Route 66 • Durch Amerikas weiten Westen
Die Route 66 öffnete vor mehr als 80 Jahren den Westen Amerikas. Im westlichen Abschnitt, in Arizona und Kalifornien, durchquert Amerikas legendärer Highway einige seiner schönsten Kulissen. Landschaften, die aussehen, als hätte jemand einen Farbkübel über die Felsen gegossen.
Viele der Naturwunder liegen auf dem Gebiet von Indianer-Reservaten. Dem Stamm der "Laguna" gehört das Route 66-Spielcasino, eines von rund vierhundert Kasinos in den USA, das von Indianern betrieben wird. Ein Gesetzesprivileg, das Amerikas Ureinwohnern zum ersten mal eine Art Wohlstand verschafft, - vom Geld der Zocker entstehen Arbeitsplätze, Schulen, Krankenhäuser.
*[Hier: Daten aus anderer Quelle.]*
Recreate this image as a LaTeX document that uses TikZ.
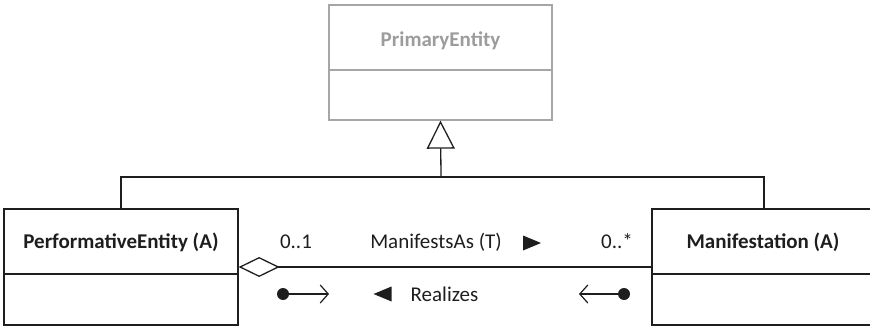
\documentclass[tikz,border=0pt]{standalone}
\usepackage{fontspec}
\setmainfont{Carlito}
\usetikzlibrary{arrows.meta,shapes.geometric}
\definecolor{ink}{HTML}{1E1E1E}
\definecolor{faded}{HTML}{A6A6A6}
\definecolor{fadedtext}{HTML}{9C9C9C}
\tikzset{
  classbox/.style={draw=ink, line width=1.3pt, minimum width=234pt, minimum height=116pt, inner sep=0pt},
  abstractbox/.style={draw=faded, line width=1.3pt, minimum width=223pt, minimum height=115pt, inner sep=0pt},
  classname/.style={font=\fontsize{21}{25}\selectfont\bfseries, text=ink, inner sep=0pt, anchor=base},
  lbl/.style={font=\fontsize{21}{25}\selectfont, text=ink, inner sep=0pt, anchor=base},
  pointer/.style={isosceles triangle, isosceles triangle stretches, fill=ink, draw=none,
    minimum height=18pt, minimum width=15pt, inner sep=0pt},
  wire/.style={draw=ink, line width=1.3pt},
  dot/.style={circle, fill=ink, minimum size=12pt, inner sep=0pt},
}
\begin{document}
\begin{tikzpicture}[x=1pt,y=-1pt]
\useasboundingbox (0,0) rectangle (870,326);
\clip (0,0) rectangle (870,326);

% abstract parent class
\node[abstractbox] (prim) at (440.5,62.5) {};
\node[classname, text=fadedtext] (primname) at (440.5,47) {PrimaryEntity};
\draw[faded, line width=1.3pt] (prim.west |- 0,70) -- (prim.east |- 0,70);

% concrete classes
\node[classbox] (perf) at (121,267) {};
\node[classname] (perfname) at (121,248) {PerformativeEntity (A)};
\draw[wire] (perf.west |- 0,274) -- (perf.east |- 0,274);

\node[classbox] (manif) at (769,267) {};
\node[classname] (manifname) at (763,248) {Manifestation (A)};
\draw[wire] (manif.west |- 0,274) -- (manif.east |- 0,274);

% generalization tree
\coordinate (hub) at (441,177);
\coordinate (rtop) at (764,209);
\draw[wire, -{Triangle[open, length=28pt, width=28pt, line width=1.3pt]}] (hub) -- (prim.south);
\draw[wire] (perf.north) -- (perf.north |- hub) -- (rtop |- hub) -- (rtop);

% aggregation
\draw[wire, {Diamond[open, length=41pt, width=20pt, line width=1.3pt]}-] (perf.east) -- (manif.west);

% association labels
\node[lbl] (m1) at (296,248) {0..1};
\node[lbl] (rel) at (436,248) {ManifestsAs (T)};
\node[pointer, shape border rotate=0] (fwd) at (528,243) {};
\node[lbl] (m2) at (617,248) {0..*};

% reading directions
\node[dot] (d1) at (283,294) {};
\coordinate (a1) at (329,294);
\draw[wire, line width=1.2pt, -{Straight Barb[length=8pt, width=18pt, line width=1.2pt]}] (d1) -- (a1);

\node[pointer, shape border rotate=180] (bwd) at (386.5,294) {};
\node[lbl] (inv) at (444.5,301) {Realizes};

\node[dot] (d2) at (624,294) {};
\coordinate (a2) at (579,294);
\draw[wire, line width=1.2pt, -{Straight Barb[length=8pt, width=18pt, line width=1.2pt]}] (d2) -- (a2);
\end{tikzpicture}
\end{document}
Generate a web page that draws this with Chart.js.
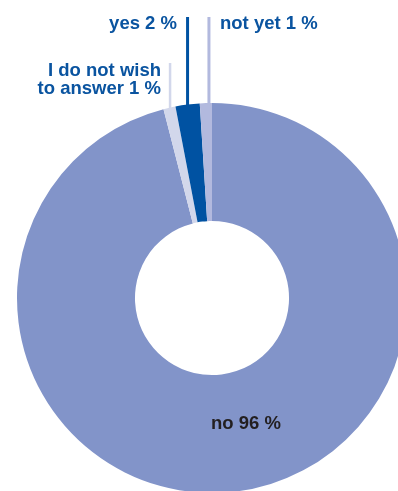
<!DOCTYPE html>
<html>
<head>
<meta charset="utf-8">
<script src="https://cdn.jsdelivr.net/npm/chart.js@4/dist/chart.umd.min.js"></script>
<style>
html,body{margin:0;padding:0;background:#fff;overflow:hidden;width:398px;height:491px;}
#wrap{position:absolute;left:0;top:0;width:424px;height:494px;}
</style>
</head>
<body>
<div id="wrap"><canvas id="c" width="424" height="494"></canvas></div>
<script>
const categories = ["no", "I do not wish to answer", "yes", "not yet"];
const values = [96, 1, 2, 1];
const labelLines = [["no 96 %"], ["I do not wish", "to answer 1 %"], ["yes 2 %"], ["not yet 1 %"]];

const sliceColors = ["#8294C9", "#D2D7EB", "#0052A2", "#B2B9DE"];
const FONT = "bold 18.5px 'Liberation Sans', Arial, sans-serif";

// per-slice label styling (positions relative to arcs)
const labelStyle = [
  {inside: true, color: "#231F20"},
  {frac: 0.55, lineTop: 63, lineW: 2.5, lineColor: "#D2D7EB", textX: 161, baselines: [76, 94], align: "right", color: "#0A54A0"},
  {frac: 0.5, lineTop: 17, lineW: 3, lineColor: "#0052A2", textX: 177, baselines: [29], align: "right", color: "#0A54A0"},
  {frac: 0.75, lineTop: 17, lineW: 3, lineColor: "#B2B9DE", textX: 220, baselines: [29], align: "left", color: "#0A54A0"}
];

const labelPlugin = {
  id: "labels",
  afterDraw(chart) {
    const ctx = chart.ctx;
    const meta = chart.getDatasetMeta(0);
    ctx.save();
    ctx.font = FONT;
    ctx.textBaseline = "alphabetic";
    meta.data.forEach((arc, i) => {
      const st = labelStyle[i];
      const p = arc.getProps(["x", "y", "startAngle", "endAngle", "outerRadius", "innerRadius"], true);
      if (st.inside) {
        ctx.fillStyle = st.color;
        ctx.textAlign = "left";
        ctx.fillText(labelLines[i][0], 211, 429);
        return;
      }
      const a = p.startAngle + st.frac * (p.endAngle - p.startAngle);
      const px = p.x + Math.cos(a) * p.outerRadius;
      const py = p.y + Math.sin(a) * p.outerRadius;
      ctx.strokeStyle = st.lineColor;
      ctx.lineWidth = st.lineW;
      ctx.beginPath();
      ctx.moveTo(px, py + 3);
      ctx.lineTo(px, st.lineTop);
      ctx.stroke();
      ctx.fillStyle = st.color;
      ctx.textAlign = st.align;
      labelLines[i].forEach((t, k) => ctx.fillText(t, st.textX, st.baselines[k]));
    });
    ctx.restore();
  }
};

new Chart(document.getElementById("c"), {
  type: "doughnut",
  data: {
    labels: categories,
    datasets: [{
      data: values,
      backgroundColor: sliceColors,
      borderWidth: 0,
      hoverOffset: 0,
      offset: 0
    }]
  },
  options: {
    responsive: false,
    animation: false,
    devicePixelRatio: 1,
    cutout: "39.5%",
    rotation: 0,
    circumference: 360,
    layout: {padding: {left: 17, right: 17, top: 103, bottom: 1}},
    plugins: {legend: {display: false}, tooltip: {enabled: false}},
    events: []
  },
  plugins: [labelPlugin]
});
</script>
</body>
</html>
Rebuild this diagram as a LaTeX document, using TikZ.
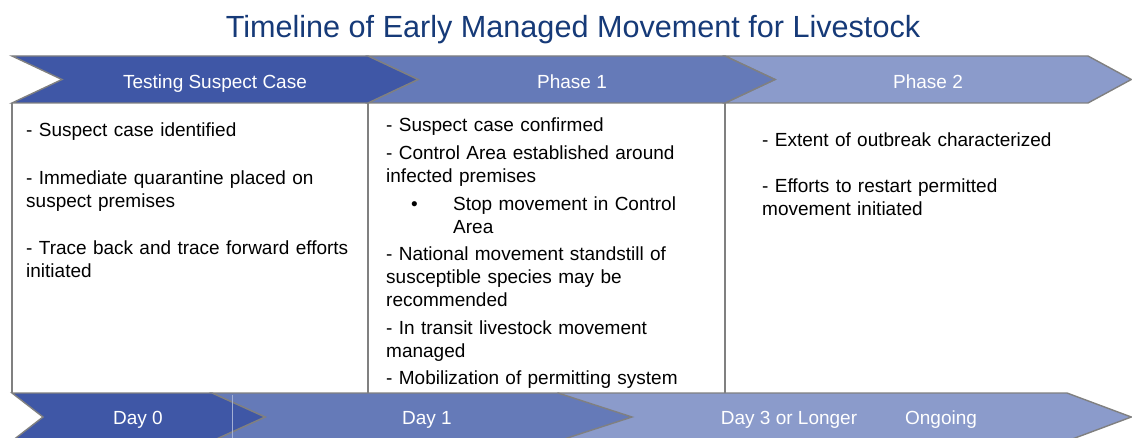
\documentclass[tikz,border=0pt]{standalone}
\usepackage{fontspec}
\setmainfont{Liberation Sans}
\definecolor{titleblue}{RGB}{22,58,120}
\definecolor{chevdark}{RGB}{63,87,166}
\definecolor{chevmid}{RGB}{101,122,184}
\definecolor{chevlight}{RGB}{139,155,203}
\definecolor{edgegray}{RGB}{128,128,128}
\begin{document}
\begin{tikzpicture}[x=1pt,y=-1pt,
  chev/.style={draw=edgegray,line width=1.4pt,line join=miter},
  boxline/.style={draw=edgegray,line width=1.4pt},
  lab/.style={text=white,font=\fontsize{19}{23}\selectfont,anchor=base,inner sep=0pt},
  body/.style={font=\fontsize{19}{22.8}\selectfont,anchor=base west,inner sep=0pt,text width=400pt,align=left},
  ttl/.style={text=titleblue,font=\fontsize{30.6}{36}\selectfont,anchor=base,inner sep=0pt}]
\useasboundingbox (0,0) rectangle (1132,438);
\fill[white] (0,0) rectangle (1132,438);
% title
\node[ttl] (title) at (573,38) {Timeline of Early Managed Movement for Livestock};
% top bar
\path[chev,fill=chevlight] (725,56) -- (1088,56) -- (1131.3,79.5) -- (1088,103) -- (725,103) -- (775,79.5) -- cycle;
\path[chev,fill=chevmid] (368,56) -- (725,56) -- (775,79.5) -- (725,103) -- (368,103) -- (418,79.5) -- cycle;
\path[chev,fill=chevdark] (12,56) -- (368,56) -- (418,79.5) -- (368,103) -- (12,103) -- (62,79.5) -- cycle;
\node[lab] (tsc) at (215,89) {Testing Suspect Case};
\node[lab] (p1) at (572,89) {Phase 1};
\node[lab] (p2) at (928,89) {Phase 2};
% content box lines
\path[boxline] (12,103) -- (12,393);
\path[boxline] (368,103) -- (368,393);
\path[boxline] (725,103) -- (725,393);
% bottom bar
\begin{scope}
\clip (0,0) rectangle (1132,438);
\path[chev,fill=chevlight] (558,393) -- (1067,393) -- (1131.3,417) -- (1067,441) -- (558,441) -- cycle;
\path[chev,fill=chevmid] (212,393) -- (558,393) -- (632,417) -- (558,441) -- (212,441) -- (265,417) -- cycle;
\path[chev,fill=chevdark] (12,393) -- (212,393) -- (265,417) -- (212,441) -- (12,441) -- (43,417) -- cycle;
\draw[draw=chevmid!60!white,line width=0.6pt] (232,394.5) -- (232,439.5);
\end{scope}
\node[lab] (d0) at (138,424) {Day 0};
\node[lab] (d1) at (427,424) {Day 1};
\node[lab] (d3) at (789,424) {Day 3 or Longer};
\node[lab] (ong) at (941,424) {Ongoing};
% column texts
\node[body] (col1) at (26,137) {- Suspect case identified\\[24.7pt]
- Immediate quarantine placed on\\
suspect premises\\[24.7pt]
- Trace back and trace forward efforts\\
initiated};
\node[body] (col2) at (386,132) {- Suspect case confirmed\\[5pt]
- Control Area established around\\
infected premises\\[5pt]
\hspace*{25pt}\makebox[42pt][l]{•}Stop movement in Control\\
\hspace*{67pt}Area\\[5pt]
- National movement standstill of\\
susceptible species may be\\
recommended\\[5pt]
- In transit livestock movement\\
managed\\[5pt]
- Mobilization of permitting system};
\node[body] (col3) at (762,147) {- Extent of outbreak characterized\\[23.2pt]
- Efforts to restart permitted\\
movement initiated};
\end{tikzpicture}
\end{document}
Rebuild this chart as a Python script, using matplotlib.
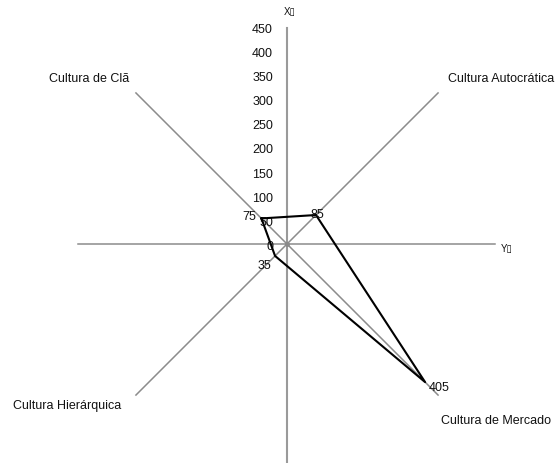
import numpy as np
import matplotlib
matplotlib.use("Agg")
import matplotlib.pyplot as plt

plt.rcParams["font.family"] = ["Liberation Sans", "DejaVu Sans"]

# Data
categories = ["Cultura de Clã", "Cultura Autocrática", "Cultura de Mercado", "Cultura Hierárquica"]
values = [75, 85, 405, 35]
spoke_angles = [135, 45, -45, -135]          # direction of each category spoke (degrees)
tick_values = [0, 50, 100, 150, 200, 250, 300, 350, 400, 450]
axis_titles = ["X\u25af", "Y\u25af"]

W, H = 555, 463
fig = plt.figure(figsize=(W / 100, H / 100), dpi=100)
ax = fig.add_axes([0, 0, 1, 1])

# pixel geometry of the plot: centre and scale (px per unit)
cx, cy = 287, 244
s = 217 / 450
ax.set_xlim(-cx / s, (W - cx) / s)
ax.set_ylim(-(H - cy) / s, cy / s)
ax.axis("off")

def fig_xy(px, py):
    return px / W, 1 - py / H

grey = "#8c8c8c"
# vertical and horizontal axes
ax.plot([0, 0], [-460, 448], color="#9a9a9a", lw=1.5, zorder=1)
ax.plot([-433, 431], [0, 0], color=grey, lw=1.1, zorder=1)
# diagonal spokes
spoke_len = 443
for a in spoke_angles:
    r = np.deg2rad(a)
    ax.plot([0, spoke_len * np.cos(r)], [0, spoke_len * np.sin(r)], color=grey, lw=1.1, zorder=1)
ax.plot([0], [0], "o", color="#8a8a8a", ms=2.5, zorder=2)

# tick labels along the vertical axis
for t in tick_values:
    ax.text(-29, t - 6, str(t), ha="right", va="center", fontsize=9, color="#111111")

# polygon of values
rad = np.deg2rad(spoke_angles)
xs = np.array(values) * np.cos(rad)
ys = np.array(values) * np.sin(rad)
ax.plot(np.append(xs, xs[0]), np.append(ys, ys[0]), color="black", lw=1.5, zorder=3)

# value labels (offset, ha, va)
label_style = [((-4, 1), "right", "center"),
               ((1, 0), "center", "center"),
               ((10, -4), "center", "center"),
               ((-3, -3), "right", "top")]
for x, y, v, (off, ha, va) in zip(xs, ys, values, label_style):
    ax.annotate(str(v), (x, y), xytext=off, textcoords="offset points",
                ha=ha, va=va, fontsize=9, color="#111111", zorder=4)

# category labels
cat_pos = [(89, 79, "center"), (448, 79, "left"), (441, 421, "left"), (13, 406, "left")]
for name, (px, py, ha) in zip(categories, cat_pos):
    fx, fy = fig_xy(px, py)
    fig.text(fx, fy, name, ha=ha, va="center", fontsize=9, color="#111111")

# axis titles
fx, fy = fig_xy(290, 12)
fig.text(fx, fy, axis_titles[0], ha="center", va="center", fontsize=7, color="#111111")
fx, fy = fig_xy(507, 249)
fig.text(fx, fy, axis_titles[1], ha="center", va="center", fontsize=7, color="#111111")

fig.savefig("out.png", dpi=100)
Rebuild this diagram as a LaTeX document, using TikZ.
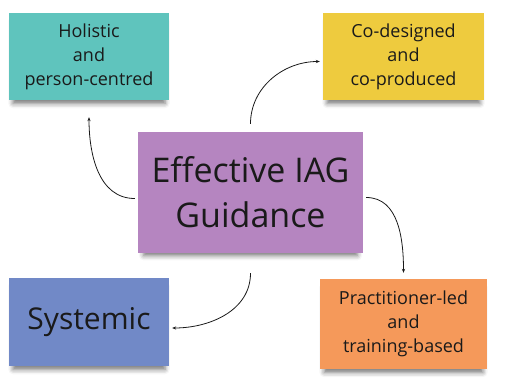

Die Hualapai-Indianer profitieren von der touristischen Wiederentdeckung der alten Route 66. Die Reste der einstigen "Hauptstraße Amerikas" streifen auch den "Grand Canyon", der seit jeher zu ihrem Stammesgebiet gehört. Jetzt bieten indianische Führer Rafting-Touren auf dem Wildwasser des Colorado-Flusses an, der sich mehr als 1000 Meter tief durch die Felswände dieser Schluchten zwängt.
Vor mehr als 9000 Jahren haben die Vorfahren dieser Stämme ihre Spuren auf der Farm des Ranchers Brantley Baird hinterlassen: Hunderte von Felszeichnungen mit Szenen aus dem Leben längst verschwundener Völker und Kulturen. Aber so lebendig und gut erhalten, als wären sie erst eben entstanden.
Erst mit Einbruch der Dunkelheit scheinen die tagsüber so trostlosen Ortschaften an der 66 erst zu erwachen. Dann werben bunte Neonlichter wie Filmkulissen aus den 50er Jahren für die erhalten gebliebenen alten Motels und "Diner"-Restaurants.
Die Kleinstadt Seligman in Arizona ist stolz darauf, dass Dank ihrer Bürgerinitiative die Reste der Route 66 zum nationalen Kulturdenkmal der USA, zum "Historic Highway" erklärt wurden. Das ist vor allem das Verdienst von Angel Degadillo, wie schon sein Vater der Barbier von Seligman. Fast neunzig ist er, und er wird nicht müde bei einer Rasur die Geschichte von der Rettung der Route 66 zu erzählen. Gleich nebenan betreibt Lilo Russell, die einst die Liebe zu einem GI aus Wiesbaden nach Arizona brachte, seit vielen Jahren den deutsch-amerikanischen Diner "Westside Cafe".
Kurvenreich windet sich die Route 66 als "Oatman Road" durch die Berge in Richtung Kalifornien. Dieses Stück des alten Highway (hier fast im Originalzustand!)nannte man früher die Straße der Goldminen. Jetzt kehren die Glücksritter zurück auf der Suche nach dem teuer gewordenen Edelmetall.
Die Unwirtlichkeit der Mojave-Wüste begleitet den letzten, oft bis zum Horizont schnurgeraden Abschnitt dieser 4000 Kilometer langen Strecke. Die meisten der Siedlungen an der Route 66 liegen verlassen in der brüllenden Hitze. Nur im Flecken Essex treffen wir noch auf einen Bewohner: Den Reifenhändler John R. Bentley, der die Stille der Wüste liebt und sich über jeden Besucher freut, auch wenn der nur für ein Schwätzchen anhält.
Nicht weit entfernt bereiten sich junge Marine-Infanteristen auf den Einsatz im Wüstenkrieg vor – der Truppenübungsplatz Twentynine-Palms liegt direkt neben der alten Route 66.
Nach Kalifornien, wo angeblich Milch und Honig fließt, zog es die Flüchtlingszüge der 30er Jahre: Eine Karawane des Elends auf der Route 66, der John Steinbeck in seinem Roman "Früchte des Zorns" ein Denkmal gestzt hat. Millionen Farmer, die in den Staubstürmen Oklahomas alles verloren hatten und an den Küsten des Pazifiks die Versprechungen des amerikanischen Traums suchten. Einer von ihnen war Earl Shelton, und er erzählt seine Geschichte der Route 66) stellvertretend für alle, die aus einer Straße Amerikas "Mother Road" machten.
Dann erreichen wir endlich die Küste des Pazifik, nach einer über 4000 Kilometer langen Reise. Der Pier von Santa Monica gilt offiziell als Endpunkt des Route 66, aber für uns war der Weg hierher das Ziel.